Charter Schools and Civil Rights
This morning Gary Orfield’s Civil Rights Project (CRP) releases a report portraying charter schools as “a divisive and segregated sector of our already deeply stratified public school system.” For those of us in the movement, the CRP’s arguments are a trip through the looking glass. Where we applaud the charter founders who set up inner-city schools to serve the kids in greatest need, the CRP sees only a geographic concentration “that skews the charter school enrollment toward having higher percentages of poor and minority students.” Where we brim with pride at the million or so minority parents who choose to send their kids to charter schools, the CRP – well, it pretty much ignores them. Where we know high-quality charter schools are addressing a profound civil rights issue –the denial of educational opportunity – the CRP sees them as part of the problem.

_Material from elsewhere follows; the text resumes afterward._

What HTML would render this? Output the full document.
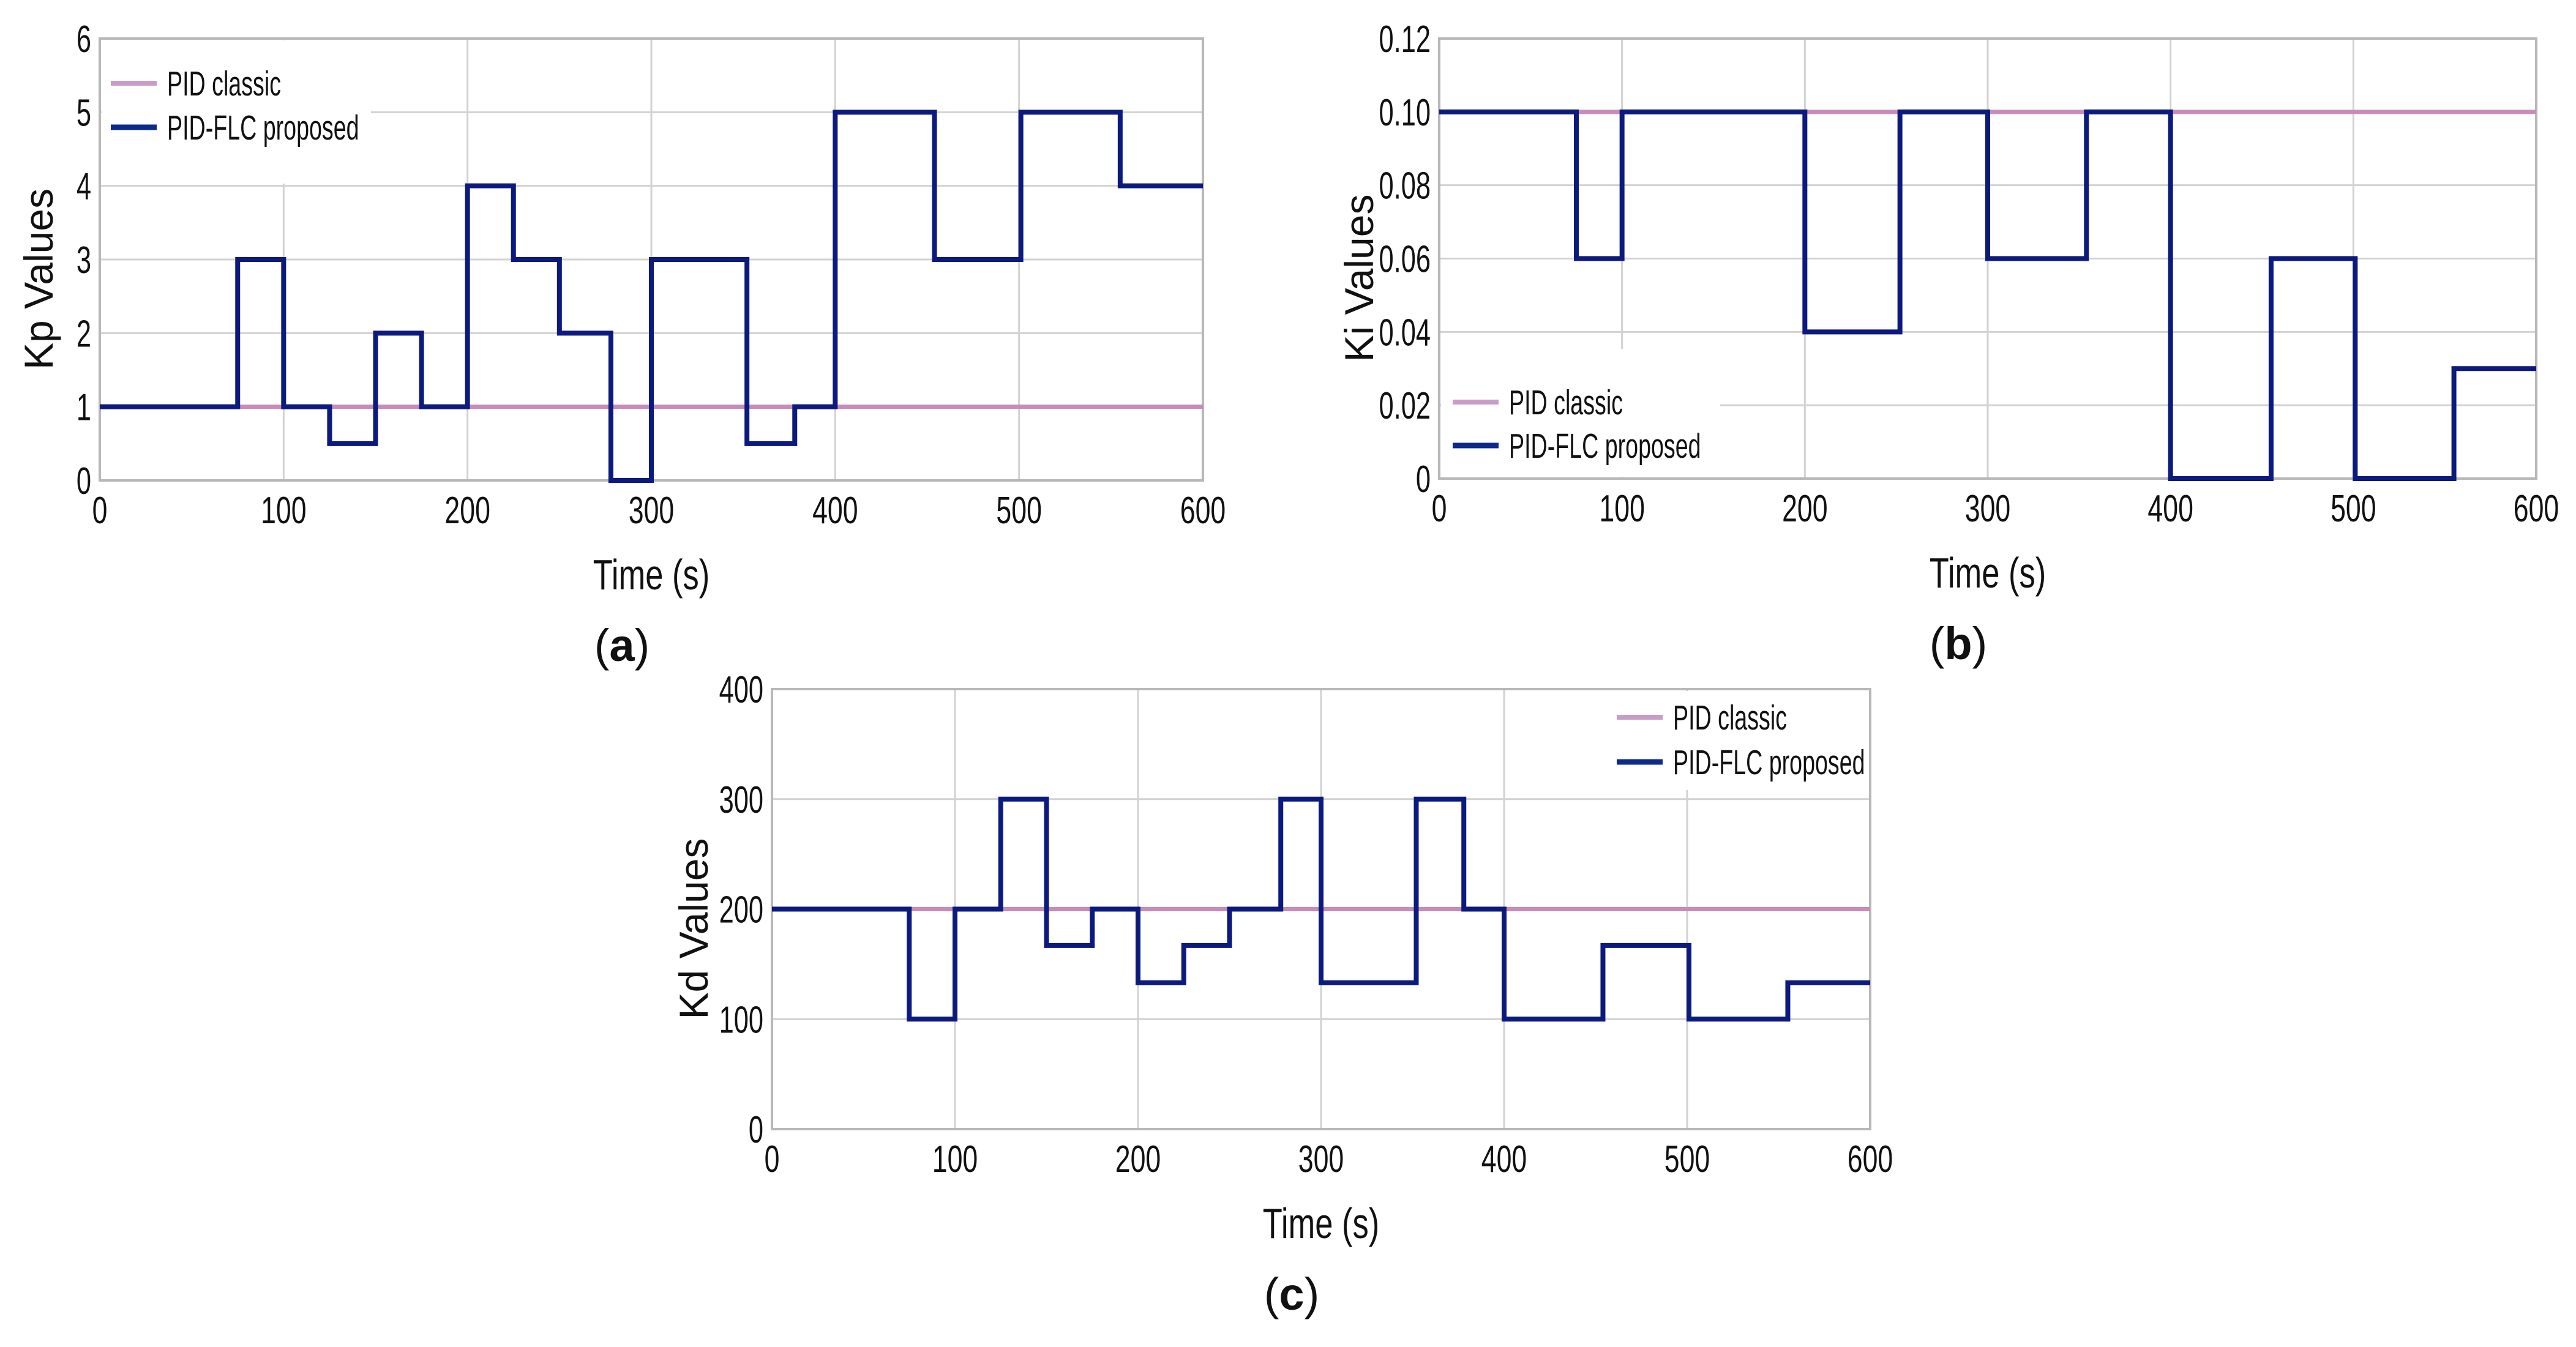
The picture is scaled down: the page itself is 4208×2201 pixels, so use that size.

For a group with Harvard and UCLA pedigrees, it’s a remarkably shoddy job, with page after page of tables comparing charter school demographics to those of entire metropolitan area school systems – as if the charters were evenly distributed among Chicago, Joliet and Naperville, in one example. (Next time you visit an inner-city charter school, stroll down the street to the neighborhood district school – the kids will look pretty similar.)
The CRP’s analyses are based almost solely on demographics -- for example, showing the percentage of minority populations in charter vs. other public schools, and the “exposure” that students of one race have to students of other races based on these numbers. But in the era of NCLB and disaggregated data, we know that schools and systems with neatly aligned proportions of ethnic and racial groups can still have appalling achievement gaps among them. Take a look at David Whitman’s Sweating the Small Stuff to see how some of our great charter schools actively prepare their mostly-minority students for their future in a diverse and competitive culture – taking their students to college visits, consciously modeling and stressing middle-class values, and so on. These schools produce achievement and confidence through relentless focus and consistent, high-expectations culture – which most of their students did not experience in any prior setting, whatever the demographics.
What’s most painful is that we all share Dr. Orfield’s aspiration for cities and school systems full of vibrant diversity. There’s even some interesting conversation going on within our own movement (as in Petrilli’s recent post) about working for more diversity in charters. We know the federal government can do a better job of collecting good data on charter and other public schools, and we certainly want authorizers to be vigilant in assuring that charter schools reach out to diverse populations when recruiting students. And we’re fine with expanding magnet schools (which the report advocates) -- so long as we realize that they are often selective and do not replace charters’ open-enrollment approach that works especially well for kids who wouldn’t make it into the magnet pool.
But this kind of broadside won’t get us there, if only because it so defies the actual reality of our day. The report actually suggests that states deny charters to CMOs that operate racially isolated charters. So, in the name of diversity, the CRP would forbid even our best CMOs from opening new campuses in the inner city -- despite their track record of producing spectacular gains for the very minorities Orfield and company purport to serve. Astonishing.
I find it amazing that charter schools are being criticized for addressing the social realities of our country's struggling school districts. What's Orfield's idea? That we should block minority parents from choosing a public charter school option because those schools aren't sufficiently white, when students in many urban districts already tend to enroll in racially isolated schools. Just bizarre.
I also don't think Orfield controls for other relevant variables in his analysis -- for instance, that charter schools are more likely to locate in areas of concentrated student need, which also happen to the areas with more concentrated racial demographics. I view this report as a classic shoot the messenger issue -- charter schools are about creating quality public school choice in schools districts which themselves have not succeeded in creating meaningful integration. Look at the 4 largest school districts in the U.S -- NY, LAUSD, CPS, and HISD -- and ask, excepting magnet programs and other selective enrollment programs, are these districts even close to being integrated? No.
I'm all for creating diverse public schools options, but we don't need to bash charter schools to get them.
Why would they compare NYC charters to Long Island public schools?
Very well spoken and quite sad that this report was even published. I would guess that it was peer reviewed, which leads me to question that as well.
The good thing about this report is that it becomes another opportunity to talk about quality charter schools.